Как ни странно, но в продающемся в каждом киоске альбоме «Всё Толедо» в самом тексте ни слова не сказано об обороне Альказара, только под одной фотографией — командного пункта полковника Москардо, коменданта крепости, — несколько строчек об этом полуразрушенном кабинете, сохраненном в нетронутом виде, «печальным свидетелем героической обороны».
В малюсенькой брошюре «Эпопея Альказара в Толедо» — в киосках ее нет, только в самом Альказаре — всё изложено подробно.

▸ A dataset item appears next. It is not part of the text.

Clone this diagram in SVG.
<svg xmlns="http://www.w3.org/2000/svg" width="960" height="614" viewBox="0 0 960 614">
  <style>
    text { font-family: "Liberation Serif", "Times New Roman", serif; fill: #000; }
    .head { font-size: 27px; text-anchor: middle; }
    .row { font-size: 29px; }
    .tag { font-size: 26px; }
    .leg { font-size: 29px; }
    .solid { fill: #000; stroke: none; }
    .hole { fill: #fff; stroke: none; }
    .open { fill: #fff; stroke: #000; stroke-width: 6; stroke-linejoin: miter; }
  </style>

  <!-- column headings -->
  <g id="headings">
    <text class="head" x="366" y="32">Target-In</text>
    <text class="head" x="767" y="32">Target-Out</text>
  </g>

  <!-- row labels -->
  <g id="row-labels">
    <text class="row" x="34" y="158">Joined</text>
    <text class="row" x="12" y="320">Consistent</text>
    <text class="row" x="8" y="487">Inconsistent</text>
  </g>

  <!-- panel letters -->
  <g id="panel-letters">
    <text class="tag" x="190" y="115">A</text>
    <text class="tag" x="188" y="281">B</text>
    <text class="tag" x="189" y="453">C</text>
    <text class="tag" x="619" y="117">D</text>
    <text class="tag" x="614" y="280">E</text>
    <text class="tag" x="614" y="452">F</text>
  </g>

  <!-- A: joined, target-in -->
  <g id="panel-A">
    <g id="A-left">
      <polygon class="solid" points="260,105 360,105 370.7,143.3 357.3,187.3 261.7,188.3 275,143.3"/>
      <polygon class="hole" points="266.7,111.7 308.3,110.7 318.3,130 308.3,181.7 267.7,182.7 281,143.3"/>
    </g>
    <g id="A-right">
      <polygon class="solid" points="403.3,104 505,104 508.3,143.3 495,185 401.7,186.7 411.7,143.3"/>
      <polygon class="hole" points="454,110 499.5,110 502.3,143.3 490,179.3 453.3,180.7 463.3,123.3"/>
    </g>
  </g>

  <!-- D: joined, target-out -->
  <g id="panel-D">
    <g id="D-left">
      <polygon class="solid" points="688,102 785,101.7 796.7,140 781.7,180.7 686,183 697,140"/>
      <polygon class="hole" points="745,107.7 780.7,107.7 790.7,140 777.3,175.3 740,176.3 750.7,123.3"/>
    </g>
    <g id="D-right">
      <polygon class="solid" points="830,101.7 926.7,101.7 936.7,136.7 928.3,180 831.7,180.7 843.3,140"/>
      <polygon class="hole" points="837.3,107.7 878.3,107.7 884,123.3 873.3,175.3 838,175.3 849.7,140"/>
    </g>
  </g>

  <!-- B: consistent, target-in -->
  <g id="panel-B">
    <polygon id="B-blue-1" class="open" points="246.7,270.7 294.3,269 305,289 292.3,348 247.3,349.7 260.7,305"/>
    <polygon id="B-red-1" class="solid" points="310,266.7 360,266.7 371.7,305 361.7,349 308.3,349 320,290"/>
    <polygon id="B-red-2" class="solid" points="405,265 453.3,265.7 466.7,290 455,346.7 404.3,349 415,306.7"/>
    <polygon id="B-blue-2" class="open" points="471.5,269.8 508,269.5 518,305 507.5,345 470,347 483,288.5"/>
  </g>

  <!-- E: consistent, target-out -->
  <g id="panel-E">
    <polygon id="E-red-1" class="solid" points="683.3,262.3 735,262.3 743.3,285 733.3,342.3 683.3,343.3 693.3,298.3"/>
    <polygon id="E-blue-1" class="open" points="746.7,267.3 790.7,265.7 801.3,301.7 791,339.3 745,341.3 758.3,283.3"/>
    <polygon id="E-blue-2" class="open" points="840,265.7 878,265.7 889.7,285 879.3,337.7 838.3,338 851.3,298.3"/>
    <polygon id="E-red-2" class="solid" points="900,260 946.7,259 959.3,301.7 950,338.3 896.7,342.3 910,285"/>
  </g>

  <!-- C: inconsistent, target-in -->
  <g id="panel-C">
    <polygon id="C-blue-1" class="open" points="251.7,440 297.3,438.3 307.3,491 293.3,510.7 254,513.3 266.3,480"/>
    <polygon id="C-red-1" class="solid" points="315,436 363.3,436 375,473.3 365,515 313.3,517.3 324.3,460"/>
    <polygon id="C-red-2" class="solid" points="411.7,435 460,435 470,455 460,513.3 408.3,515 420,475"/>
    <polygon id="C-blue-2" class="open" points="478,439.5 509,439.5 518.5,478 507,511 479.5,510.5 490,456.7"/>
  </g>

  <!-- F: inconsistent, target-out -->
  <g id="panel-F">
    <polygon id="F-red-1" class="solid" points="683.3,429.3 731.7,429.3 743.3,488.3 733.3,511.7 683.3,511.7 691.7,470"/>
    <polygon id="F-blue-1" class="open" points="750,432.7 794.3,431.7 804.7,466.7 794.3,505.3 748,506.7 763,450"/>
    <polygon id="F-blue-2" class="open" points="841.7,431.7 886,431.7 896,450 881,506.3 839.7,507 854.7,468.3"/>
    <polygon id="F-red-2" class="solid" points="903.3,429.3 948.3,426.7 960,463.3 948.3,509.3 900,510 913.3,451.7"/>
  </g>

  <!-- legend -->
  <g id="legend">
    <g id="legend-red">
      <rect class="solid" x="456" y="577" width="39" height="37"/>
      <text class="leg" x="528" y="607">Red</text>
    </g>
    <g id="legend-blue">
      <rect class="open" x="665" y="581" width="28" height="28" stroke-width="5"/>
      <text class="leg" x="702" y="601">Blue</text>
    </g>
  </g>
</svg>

Защитников было 1200 человек, не считая более чем пятьсот женщин и детей (семьи защитников), упрятанных в подвалы. Осаждавших во много раз больше, поддержанных полевой и 105- и 155-миллиметровой артиллерией, к тому же и авиацией. За два с лишним месяца крепость была почти полностью разрушена. Около половины защитников было ранено, 105 человек убито. Но выстояли. 28 сентября подоспевшие войска генерала Варела осаду сняли. Республиканцы отступили за Тахо.